Les enjeux des décisions politiques en Algérie sont surtout liés à l’ouverture qui dynamiserait l’économie. Concrètement, cela veut dire :

  1. Renforcer la capacité du gouvernement à gérer de manière indirecte et décentralisée plutôt que de manière directe et centralisée. Nous reviendrons sur cela dans les notes suivantes.
  2. Ouvrir progressivement, secteur par secteur, le pays à l’investissement national et international. Dans chaque secteur, soutenir en particulier les champions nationaux et en général les entreprises « nationales » (publiques et privées) sur lesquelles l’État a un levier historique, affectif et émotionnel, en plus du levier institutionnel.
  3. Exiger en retour l’ouverture par les pays partenaires de leurs économies aux entreprises nationales, pour l’export et pour l’investissement.
  4. Autoriser, de manière progressive, l’investissement d’entreprises nationales à l’étranger. L’investissement à l’étranger permet à ces entreprises de développer des muscles technologiques et managériaux, nécessaires pour le développement de la position de la nation dans le monde.
  5. Ainsi, Sonatrach, Sonelgaz, Cevital, Naftal, Sider, Hasnaoui, Chiali, Redmed, Tosyali-Algérie, Condor, Embalpro, etc., devraient être encouragées à entreprendre des investissements viables à l’étranger, notamment dans les régions limitrophes, en s’engageant à faire bénéficier le pays non seulement des dividendes de leurs opérations, mais aussi du développement de leur savoir-faire technologique et managérial. Comme pour un prêt, les entreprises pourraient s’engager à rapatrier en 10 ans le double des fonds qu’elles auraient expatriés pour leur établissement international.

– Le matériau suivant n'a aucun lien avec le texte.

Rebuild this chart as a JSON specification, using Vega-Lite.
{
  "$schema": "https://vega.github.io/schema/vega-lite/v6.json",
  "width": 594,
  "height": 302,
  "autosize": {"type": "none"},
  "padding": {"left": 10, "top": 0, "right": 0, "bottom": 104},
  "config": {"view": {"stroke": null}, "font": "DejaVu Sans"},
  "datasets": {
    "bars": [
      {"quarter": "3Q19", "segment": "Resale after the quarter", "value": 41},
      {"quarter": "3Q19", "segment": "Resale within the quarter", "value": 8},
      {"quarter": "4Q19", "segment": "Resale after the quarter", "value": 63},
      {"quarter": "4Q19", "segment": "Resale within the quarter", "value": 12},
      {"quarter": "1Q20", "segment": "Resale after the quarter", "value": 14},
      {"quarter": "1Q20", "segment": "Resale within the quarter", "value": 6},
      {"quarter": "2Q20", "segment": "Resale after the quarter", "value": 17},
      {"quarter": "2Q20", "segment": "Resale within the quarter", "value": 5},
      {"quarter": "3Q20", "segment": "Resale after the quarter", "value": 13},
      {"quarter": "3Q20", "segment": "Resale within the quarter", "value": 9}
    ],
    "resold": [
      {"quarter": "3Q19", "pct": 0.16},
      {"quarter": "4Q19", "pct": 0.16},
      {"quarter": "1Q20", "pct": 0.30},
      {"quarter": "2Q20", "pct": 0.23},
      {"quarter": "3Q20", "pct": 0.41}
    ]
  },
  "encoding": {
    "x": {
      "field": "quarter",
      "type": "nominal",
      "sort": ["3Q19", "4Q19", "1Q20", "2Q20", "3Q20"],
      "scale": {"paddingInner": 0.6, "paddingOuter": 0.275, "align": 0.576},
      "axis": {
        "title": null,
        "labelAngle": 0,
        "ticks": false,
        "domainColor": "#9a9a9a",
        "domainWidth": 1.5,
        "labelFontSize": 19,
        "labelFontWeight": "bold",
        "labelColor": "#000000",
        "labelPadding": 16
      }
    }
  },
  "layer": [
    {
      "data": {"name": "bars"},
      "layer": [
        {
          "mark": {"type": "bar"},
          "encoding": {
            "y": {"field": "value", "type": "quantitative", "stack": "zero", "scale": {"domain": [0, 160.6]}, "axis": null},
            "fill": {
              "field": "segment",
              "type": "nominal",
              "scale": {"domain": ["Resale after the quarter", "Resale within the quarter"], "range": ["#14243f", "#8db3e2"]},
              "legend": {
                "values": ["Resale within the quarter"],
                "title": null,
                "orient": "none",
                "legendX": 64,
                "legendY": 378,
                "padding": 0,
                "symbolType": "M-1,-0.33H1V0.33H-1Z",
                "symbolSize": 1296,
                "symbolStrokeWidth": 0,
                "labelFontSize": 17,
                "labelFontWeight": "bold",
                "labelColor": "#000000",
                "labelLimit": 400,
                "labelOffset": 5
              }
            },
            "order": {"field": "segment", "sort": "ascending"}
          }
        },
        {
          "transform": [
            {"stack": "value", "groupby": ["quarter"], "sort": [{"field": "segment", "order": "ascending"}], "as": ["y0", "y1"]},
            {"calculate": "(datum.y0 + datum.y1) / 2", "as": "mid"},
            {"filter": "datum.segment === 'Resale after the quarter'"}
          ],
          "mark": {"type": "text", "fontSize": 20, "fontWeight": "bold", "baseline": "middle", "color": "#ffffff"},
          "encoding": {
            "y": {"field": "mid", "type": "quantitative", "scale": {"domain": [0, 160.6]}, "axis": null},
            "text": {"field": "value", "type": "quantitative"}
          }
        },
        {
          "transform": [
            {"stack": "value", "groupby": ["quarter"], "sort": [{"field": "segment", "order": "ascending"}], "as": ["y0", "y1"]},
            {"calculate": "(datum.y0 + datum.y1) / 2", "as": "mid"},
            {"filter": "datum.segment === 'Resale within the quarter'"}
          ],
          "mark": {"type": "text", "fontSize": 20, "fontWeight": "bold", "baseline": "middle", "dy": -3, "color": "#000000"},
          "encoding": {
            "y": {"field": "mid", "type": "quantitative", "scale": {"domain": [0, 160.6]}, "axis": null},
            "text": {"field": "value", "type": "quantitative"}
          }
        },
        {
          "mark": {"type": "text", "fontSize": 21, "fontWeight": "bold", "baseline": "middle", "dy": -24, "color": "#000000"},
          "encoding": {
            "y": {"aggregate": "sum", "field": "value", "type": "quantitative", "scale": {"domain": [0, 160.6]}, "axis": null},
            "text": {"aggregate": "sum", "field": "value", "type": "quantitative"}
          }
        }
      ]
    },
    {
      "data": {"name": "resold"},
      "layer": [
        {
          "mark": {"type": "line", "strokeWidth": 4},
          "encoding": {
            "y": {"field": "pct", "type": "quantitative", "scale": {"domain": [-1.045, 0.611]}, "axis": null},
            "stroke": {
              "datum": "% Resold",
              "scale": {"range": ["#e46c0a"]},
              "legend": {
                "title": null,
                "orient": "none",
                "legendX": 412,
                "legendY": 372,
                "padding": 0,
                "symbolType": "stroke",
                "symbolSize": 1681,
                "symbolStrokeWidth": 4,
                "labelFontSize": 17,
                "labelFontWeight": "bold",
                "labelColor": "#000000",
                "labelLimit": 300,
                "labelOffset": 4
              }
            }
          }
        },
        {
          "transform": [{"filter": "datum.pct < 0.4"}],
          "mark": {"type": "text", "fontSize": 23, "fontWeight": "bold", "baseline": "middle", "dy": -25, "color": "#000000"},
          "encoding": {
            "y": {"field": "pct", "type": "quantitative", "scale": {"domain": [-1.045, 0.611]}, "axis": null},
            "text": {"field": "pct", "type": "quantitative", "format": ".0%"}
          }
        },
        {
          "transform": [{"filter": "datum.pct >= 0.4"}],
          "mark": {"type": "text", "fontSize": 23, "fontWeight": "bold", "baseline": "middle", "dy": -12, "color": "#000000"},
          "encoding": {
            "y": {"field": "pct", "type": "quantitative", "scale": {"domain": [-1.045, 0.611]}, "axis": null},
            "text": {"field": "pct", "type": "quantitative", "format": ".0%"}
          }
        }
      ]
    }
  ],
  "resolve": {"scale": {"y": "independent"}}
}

  6. Depuis le début du 20ème siècle, les entreprises des pays qui se sont industrialisés ont non seulement rapatrié des volumes de dividendes considérables, mais elles ont assuré une bonne partie de l’innovation, de la prospérité et du pouvoir (donc de l’indépendance) de ces pays dans le monde.

L’économie fait le monde. Aujourd’hui, l’Algérie a la chance d’avoir un répit grâce à ses réserves énergétiques. Cela ne durera pas. Seule l’ouverture économique peut assurer pouvoir géopolitique et prospérité. Comme le prédit la théorie de la complexité, le paradoxe du management d’une économie complexe est que plus on cherche à la contrôler, plus on en perd le contrôle. Plus on la libère et plus on la contrôle. Ceci est dû au fait que plus on libère, plus les acteurs concernés sont motivés à protéger l’espace de liberté qu’ils ont, plus ils vont contribuer au contrôle gouvernemental et par extension à la sécurité du pays. Cet apprentissage du management en situation de complexité est la grande découverte qui a été faite par inadvertance dans les pays occidentaux et qui fait leur prospérité et leur pouvoir actuels.